Generalization of the Primary Decomposition Theorem (10.3.22)

Dummit and Foote Abstract Algebra, section 10.3, exercise 22:

Let $M=Tor(M)$ be an $R$-module for $R$ a PID and let $p∈R$ be prime.

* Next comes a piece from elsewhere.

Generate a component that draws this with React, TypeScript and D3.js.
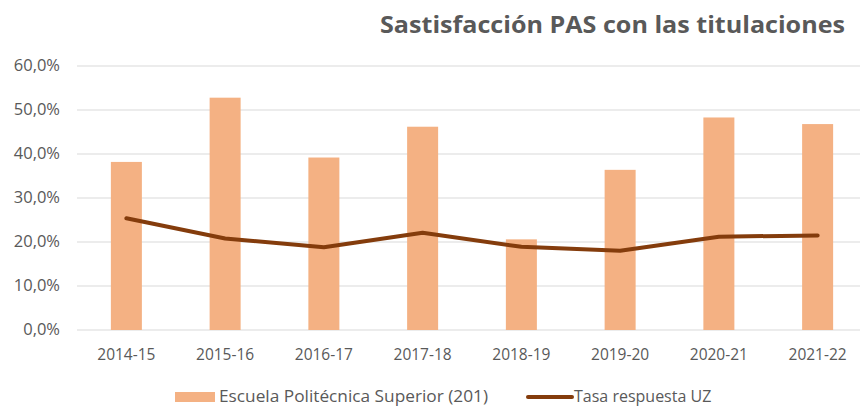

The $p$-primary component of $M$ is the set of all elements of $M$ that are annihilated by some positive power of $p$.

(a) Prove the $p$-primary component of $M$ is a submodule of $M$.
(b) Prove this definition of $p$-primary components of $M$ is consistent with the one given in 10.3.18 when $Ann(M)≠0$.
(c) Letting $M_p$ be the $p$-primary component of $M$, prove $$M=\oplus_{p\text{prime}}M_p$$ Proof: (a) Let $x,y∈M_p$ with $p^ax=p^by=0$. We have $p^{a+b}(x+ry)=p^b(p^ax)+p^ar(p^by)=0$ so that $x+ry∈M_p$.

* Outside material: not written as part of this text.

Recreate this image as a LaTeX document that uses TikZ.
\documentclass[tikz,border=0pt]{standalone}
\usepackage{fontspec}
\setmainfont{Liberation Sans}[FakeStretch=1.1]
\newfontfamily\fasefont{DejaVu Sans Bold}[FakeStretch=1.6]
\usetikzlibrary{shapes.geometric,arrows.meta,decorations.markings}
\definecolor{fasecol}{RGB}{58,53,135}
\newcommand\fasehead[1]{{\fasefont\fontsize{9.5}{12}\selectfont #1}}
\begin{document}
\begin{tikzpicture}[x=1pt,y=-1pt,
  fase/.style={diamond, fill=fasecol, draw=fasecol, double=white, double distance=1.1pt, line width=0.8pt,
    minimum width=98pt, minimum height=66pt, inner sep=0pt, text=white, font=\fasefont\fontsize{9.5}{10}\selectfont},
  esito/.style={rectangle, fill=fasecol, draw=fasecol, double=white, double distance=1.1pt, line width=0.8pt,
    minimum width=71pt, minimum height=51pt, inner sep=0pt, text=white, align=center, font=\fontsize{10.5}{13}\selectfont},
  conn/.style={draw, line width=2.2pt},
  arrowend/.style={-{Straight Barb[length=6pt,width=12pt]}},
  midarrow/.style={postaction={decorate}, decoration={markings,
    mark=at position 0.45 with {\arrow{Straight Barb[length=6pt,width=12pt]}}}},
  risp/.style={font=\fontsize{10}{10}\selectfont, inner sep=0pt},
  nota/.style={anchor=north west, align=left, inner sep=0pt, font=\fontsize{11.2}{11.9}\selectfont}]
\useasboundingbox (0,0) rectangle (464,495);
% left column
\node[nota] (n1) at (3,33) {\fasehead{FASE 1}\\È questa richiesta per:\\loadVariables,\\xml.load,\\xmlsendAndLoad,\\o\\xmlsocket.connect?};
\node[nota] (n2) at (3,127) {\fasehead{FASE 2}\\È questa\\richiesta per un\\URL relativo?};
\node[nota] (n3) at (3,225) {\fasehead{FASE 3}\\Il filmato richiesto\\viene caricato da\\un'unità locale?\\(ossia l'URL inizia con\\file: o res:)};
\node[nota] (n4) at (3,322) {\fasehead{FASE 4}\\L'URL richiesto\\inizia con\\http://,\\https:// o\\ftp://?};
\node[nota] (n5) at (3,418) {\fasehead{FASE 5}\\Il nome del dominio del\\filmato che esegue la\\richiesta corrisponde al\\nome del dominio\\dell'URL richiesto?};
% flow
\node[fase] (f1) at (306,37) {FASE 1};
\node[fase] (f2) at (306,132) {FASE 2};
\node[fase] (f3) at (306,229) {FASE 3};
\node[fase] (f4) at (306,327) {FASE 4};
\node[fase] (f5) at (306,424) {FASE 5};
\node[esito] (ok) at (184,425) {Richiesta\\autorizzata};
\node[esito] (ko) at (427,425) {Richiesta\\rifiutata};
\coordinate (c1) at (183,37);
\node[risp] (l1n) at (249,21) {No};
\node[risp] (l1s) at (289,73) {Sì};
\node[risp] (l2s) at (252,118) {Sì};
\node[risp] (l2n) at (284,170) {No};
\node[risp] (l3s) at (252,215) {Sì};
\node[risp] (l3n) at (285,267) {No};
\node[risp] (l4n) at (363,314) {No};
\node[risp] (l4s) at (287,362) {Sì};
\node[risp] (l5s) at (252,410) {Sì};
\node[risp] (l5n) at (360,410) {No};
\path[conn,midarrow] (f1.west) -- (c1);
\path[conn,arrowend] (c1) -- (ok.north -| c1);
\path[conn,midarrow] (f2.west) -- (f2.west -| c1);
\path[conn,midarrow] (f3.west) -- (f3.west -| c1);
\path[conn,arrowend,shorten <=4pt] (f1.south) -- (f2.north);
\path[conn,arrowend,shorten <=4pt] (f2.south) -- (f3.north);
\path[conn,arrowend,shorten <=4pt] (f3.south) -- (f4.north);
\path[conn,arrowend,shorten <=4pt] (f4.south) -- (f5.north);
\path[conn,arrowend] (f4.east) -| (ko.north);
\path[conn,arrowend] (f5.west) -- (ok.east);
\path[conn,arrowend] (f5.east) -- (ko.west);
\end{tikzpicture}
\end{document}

(b) For $Ann(M)=(a)$ for $a=p_1^{\alpha_1}...p_k^{\alpha_k}$ with the previous definition of $M^*_{p_i}=\{m~|~p_i^{\alpha_i}m=0\}$ we clearly have $M^*_{p_i} \subseteq M_{p_i}$. As well, for any $m∈M_{p_i}$ we have $am=0$, so that for $Ann(m)=(d)$ we have $d \mid a$. As well, by $m∈M_{p_i}$ we have $d \mid p_i^a$ for some positive $a$. This implies $d \mid (a,p_i^a)=p_i^b$ for $b ≤ \alpha_i$ so that now $p_i^{\alpha_i}m=p^c(dm)=0$ and $M_{p_i} = M^*_{p_i}$.

(c) Choose arbitrary $x∈M$. Letting $X=Rx$ we have $(a) ⊆ Ann(x) = (b)$ so that $b | a = p_1^{\alpha_1}...p_k^{\alpha_k}$. Say $b = q_1^{β_1}...q_k^{β_k}$ where $β_i ≤ α_i$. By 10.3.18 we have $X=X_{q_1} \oplus ... \oplus X_{q_k} ⊆ M_{p_1} ⊕ ... ⊕ M_{p_k}$ so that $x$ is writable as a sum while in $M_{p_1} + ... + M_{p_k}$ and now $M=\sum_{p prime}M_p$.

Proceed in the fashion of 10.3.22(ii) $⇒$ (i). Let $m∈M_{p_1} \cap (M_{p_2} + ... + M_{p_k})$ for any selection such that $p_j$ are distinct primes. Write $m=n_1=n_2+...+n_k$ in accordance with the first and second halves, with $p_i^{\alpha_i}n_i=0$ for any $i$. For $Ann(m)=(d)$ have $d \mid p_1^{\alpha_1}$ for some positive $a$, and by observing the result of $(\prod_{2 ≤ i ≤ k}p_k^{\alpha_k})m$, we notice $d \mid \prod_{2 ≤ i ≤ k}p_k^{\alpha_k}$ and now $d=1$ and $1m=m=0$.$~\square$